Request ▸ Set down all of the data that follows word for word, without the images.

Dataset excerpt ▸
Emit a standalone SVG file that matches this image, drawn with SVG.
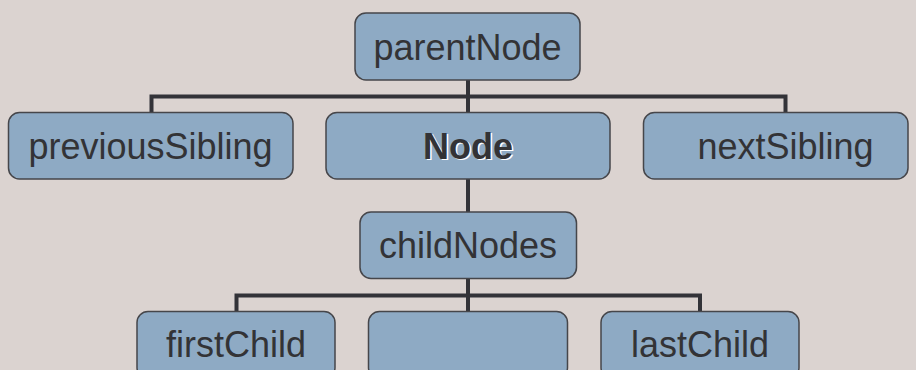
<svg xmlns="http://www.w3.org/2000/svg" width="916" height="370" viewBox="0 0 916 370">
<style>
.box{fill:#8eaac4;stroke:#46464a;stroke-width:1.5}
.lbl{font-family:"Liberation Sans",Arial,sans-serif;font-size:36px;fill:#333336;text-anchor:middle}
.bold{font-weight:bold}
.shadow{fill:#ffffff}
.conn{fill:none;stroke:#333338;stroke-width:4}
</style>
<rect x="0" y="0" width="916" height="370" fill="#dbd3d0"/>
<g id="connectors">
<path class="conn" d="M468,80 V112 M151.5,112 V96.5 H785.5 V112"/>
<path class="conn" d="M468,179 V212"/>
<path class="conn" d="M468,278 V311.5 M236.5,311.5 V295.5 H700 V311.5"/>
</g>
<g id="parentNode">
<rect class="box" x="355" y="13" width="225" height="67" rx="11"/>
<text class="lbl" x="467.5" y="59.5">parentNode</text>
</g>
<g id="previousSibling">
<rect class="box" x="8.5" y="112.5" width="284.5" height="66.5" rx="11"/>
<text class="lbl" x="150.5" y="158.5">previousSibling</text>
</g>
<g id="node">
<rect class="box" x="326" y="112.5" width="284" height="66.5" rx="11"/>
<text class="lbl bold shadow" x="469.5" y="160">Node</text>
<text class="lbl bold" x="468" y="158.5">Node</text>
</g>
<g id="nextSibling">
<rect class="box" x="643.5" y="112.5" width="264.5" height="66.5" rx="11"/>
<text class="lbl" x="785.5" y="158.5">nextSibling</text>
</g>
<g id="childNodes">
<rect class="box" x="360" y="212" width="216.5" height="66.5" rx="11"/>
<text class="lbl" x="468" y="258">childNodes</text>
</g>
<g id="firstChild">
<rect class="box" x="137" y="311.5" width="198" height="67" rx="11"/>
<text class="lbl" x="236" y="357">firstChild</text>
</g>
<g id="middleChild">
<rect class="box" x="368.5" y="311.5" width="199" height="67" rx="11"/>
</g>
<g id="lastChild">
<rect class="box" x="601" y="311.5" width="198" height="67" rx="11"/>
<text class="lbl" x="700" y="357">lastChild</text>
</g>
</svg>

Task response ▸
Emit a standalone SVG file that matches this image, drawn with SVG.
<svg xmlns="http://www.w3.org/2000/svg" width="916" height="370" viewBox="0 0 916 370">
<style>
.box{fill:#8eaac4;stroke:#46464a;stroke-width:1.5}
.lbl{font-family:"Liberation Sans",Arial,sans-serif;font-size:36px;fill:#333336;text-anchor:middle}
.bold{font-weight:bold}
.shadow{fill:#ffffff}
.conn{fill:none;stroke:#333338;stroke-width:4}
</style>
<rect x="0" y="0" width="916" height="370" fill="#dbd3d0"/>
<g id="connectors">
<path class="conn" d="M468,80 V112 M151.5,112 V96.5 H785.5 V112"/>
<path class="conn" d="M468,179 V212"/>
<path class="conn" d="M468,278 V311.5 M236.5,311.5 V295.5 H700 V311.5"/>
</g>
<g id="parentNode">
<rect class="box" x="355" y="13" width="225" height="67" rx="11"/>
<text class="lbl" x="467.5" y="59.5">parentNode</text>
</g>
<g id="previousSibling">
<rect class="box" x="8.5" y="112.5" width="284.5" height="66.5" rx="11"/>
<text class="lbl" x="150.5" y="158.5">previousSibling</text>
</g>
<g id="node">
<rect class="box" x="326" y="112.5" width="284" height="66.5" rx="11"/>
<text class="lbl bold shadow" x="469.5" y="160">Node</text>
<text class="lbl bold" x="468" y="158.5">Node</text>
</g>
<g id="nextSibling">
<rect class="box" x="643.5" y="112.5" width="264.5" height="66.5" rx="11"/>
<text class="lbl" x="785.5" y="158.5">nextSibling</text>
</g>
<g id="childNodes">
<rect class="box" x="360" y="212" width="216.5" height="66.5" rx="11"/>
<text class="lbl" x="468" y="258">childNodes</text>
</g>
<g id="firstChild">
<rect class="box" x="137" y="311.5" width="198" height="67" rx="11"/>
<text class="lbl" x="236" y="357">firstChild</text>
</g>
<g id="middleChild">
<rect class="box" x="368.5" y="311.5" width="199" height="67" rx="11"/>
</g>
<g id="lastChild">
<rect class="box" x="601" y="311.5" width="198" height="67" rx="11"/>
<text class="lbl" x="700" y="357">lastChild</text>
</g>
</svg>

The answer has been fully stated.